Operational Logs:: This tab displays a master-worker architecture and contains the Master and Worker panes. A data synchronization task corresponds to a master and one or more workers. You can view the details of the steps in the operation logs.
- Master: This pane displays information about task initialization, data sharding, and worker management.
- Worker: This pane displays the result of data shard reading, writing, and conversion.
Failover: This tab displays the failover information that is generated for the data synchronization task within a specific period of time. You can view the exception recovery records of the data synchronization task since the last time the task is started.
Resource Utilization: This tab displays monitoring information about resources occupied by the data synchronization task. You can view the monitoring information to learn about resource utilization and adjust the amount of resources allocated to the data synchronization task based on the resource utilization.
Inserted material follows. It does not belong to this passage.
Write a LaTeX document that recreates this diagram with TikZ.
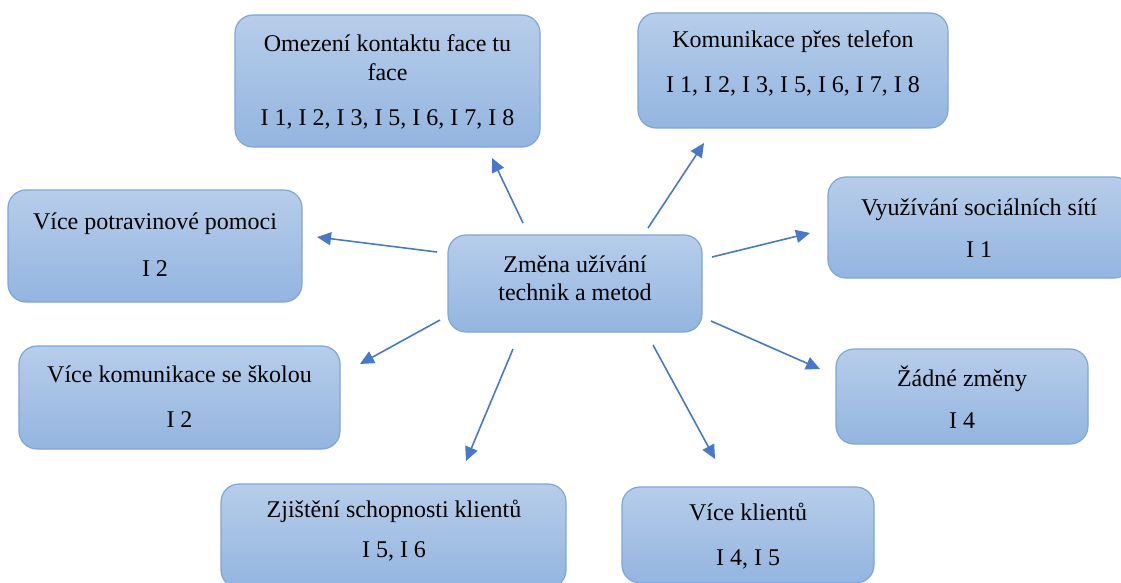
\documentclass[tikz,border=0pt]{standalone}
\usepackage{fontspec}
\setmainfont{Liberation Serif}
\usetikzlibrary{arrows.meta}
\definecolor{boxtop}{HTML}{B7CDEA}
\definecolor{boxbot}{HTML}{93B5E0}
\definecolor{boxedge}{HTML}{7EA6DA}
\definecolor{arrowblue}{HTML}{4A78C8}
\tikzset{
  card/.style={draw=boxedge, line width=1.2pt, rounded corners=18pt,
    top color=boxtop, bottom color=boxbot, inner sep=0pt},
  txt/.style={anchor=base, inner sep=0pt, font=\fontsize{24}{29}\selectfont},
  link/.style={draw=arrowblue, line width=1.6pt,
    -{Triangle[length=14pt,width=13pt]}}
}
% card: left, top, right, bottom (y grows downwards)
\newcommand{\card}[5]{%
  \path[card] (#2,#3) rectangle (#4,#5) node[inner sep=0pt, minimum size=0pt] (#1) at ({(#2+#4)/2},{(#3+#5)/2}) {};}
\begin{document}
\begin{tikzpicture}[x=1pt,y=-1pt]
\useasboundingbox (0,0) rectangle (1121,583);
\clip (0,0) rectangle (1121,583);

% cards
\card{b0}{448}{235}{702}{332}
\card{b1}{235}{15}{540}{147}
\card{b2}{638}{13}{948}{128}
\card{b3}{8}{190}{302}{302}
\card{b4}{828}{177}{1132}{278}
\card{b5}{19}{346}{340}{449}
\card{b6}{836}{349}{1088}{444}
\card{b7}{221}{484}{566}{588}
\card{b8}{622}{487}{874}{583}

% texts
\node[txt] (t0a) at (575,272) {Změna užívání};
\node[txt] (t0b) at (575,300) {technik a metod};

\node[txt] (t1a) at (387.5,51.7) {Omezení kontaktu face tu};
\node[txt] (t1b) at (387.5,81) {face};
\node[txt] (t1c) at (387.5,125.7) {I 1, I 2, I 3, I 5, I 6, I 7, I 8};

\node[txt] (t2a) at (793,48) {Komunikace přes telefon};
\node[txt] (t2b) at (793,93) {I 1, I 2, I 3, I 5, I 6, I 7, I 8};

\node[txt] (t3a) at (155,229) {Více potravinové pomoci};
\node[txt] (t3b) at (155,276) {I 2};

\node[txt] (t4a) at (979,215) {Využívání sociálních sítí};
\node[txt] (t4b) at (979,257) {I 1};

\node[txt] (t5a) at (179.5,382) {Více komunikace se školou};
\node[txt] (t5b) at (179.5,427) {I 2};

\node[txt] (t6a) at (962,386) {Žádné změny};
\node[txt] (t6b) at (962,428) {I 4};

\node[txt] (t7a) at (394,517) {Zjištění schopnosti klientů};
\node[txt] (t7b) at (394,557) {I 5, I 6};

\node[txt] (t8a) at (748,520) {Více klientů};
\node[txt] (t8b) at (748,565) {I 4, I 5};

% arrow ends
\coordinate (a1s) at (523,223); \coordinate (a1e) at (492,158);
\coordinate (a2s) at (648,228); \coordinate (a2e) at (704,143);
\coordinate (a3s) at (437,252); \coordinate (a3e) at (317,237);
\coordinate (a4s) at (712,257); \coordinate (a4e) at (810,233);
\coordinate (a5s) at (440,320); \coordinate (a5e) at (360,364);
\coordinate (a6s) at (711,321); \coordinate (a6e) at (820,369);
\coordinate (a7s) at (513,349); \coordinate (a7e) at (466,461);
\coordinate (a8s) at (653,345); \coordinate (a8e) at (715,459);

% arrows
\foreach \i in {1,...,8} {\draw[link] (a\i s) -- (a\i e);}
\end{tikzpicture}
\end{document}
Rerun the data synchronization task

Directly rerun the data synchronization task.
In the Nodes section of the Data Integration page, find the data synchronization task and choose More > Rerun in the Actions column to rerun the data synchronization task without modifying the configurations of the data synchronization task.
Modify the configurations of the data synchronization task and then rerun the data synchronization task.
In the Nodes section of the Data Integration page, find the data synchronization task, modify the configurations of the data synchronization task, and then click Complete. Click Apply Updates that is displayed in the Actions column of the data synchronization task to rerun the data synchronization task for the latest configurations to take effect.